A facilitator or neutral chair can clear the air, unlock impasses and help you have awkward conversations safely and constructively.
It doesn’t matter how good a negotiator you are, you can’t referee it too if someone else won’t let you. Or remove the sting if they perceive you as part of the problem.
3 Fight the problem. Not the person
State your case clearly and factually. Reiterate what you have in common. Identify joint obstacles that need to be overcome. Generate and explore options. Make sure everyone understands what they have to lose – and I don’t just mean financially.

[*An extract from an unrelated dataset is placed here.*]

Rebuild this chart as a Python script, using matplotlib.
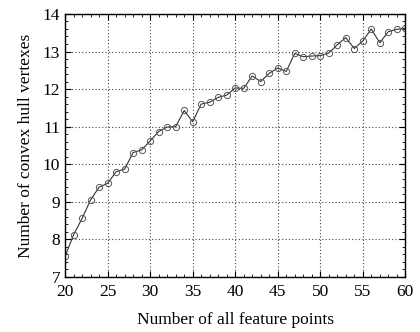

If you can’t agree a point, push to see how just close you can get. Even if you don’t settle everything you will have a much better sense of what it will take to do so and what the real hurdles are, both from what people say and – only 5 per cent of communication comes from the spoken word – from their tone and body language.
4 Bite your tongue. Remember how powerful not reacting can be. Avoid being confrontational. It makes people more defensive, not more collaborative. Instead, explain how their actions and behaviour make you feel. No one can disagree with how you feel. Not really.
Be calm and open. Don’t be defensive. You don’t have to agree with what someone says but empathising can make a real difference. As can asking someone for suggestions and showing that you are considering them constructively. Don’t underestimate the power of apology. Done properly, saying sorry can have a disproportionate effect. Just don’t admit liability.
5 Sign it. Assuming you settle, get a binding agreement drawn up and signed before you leave.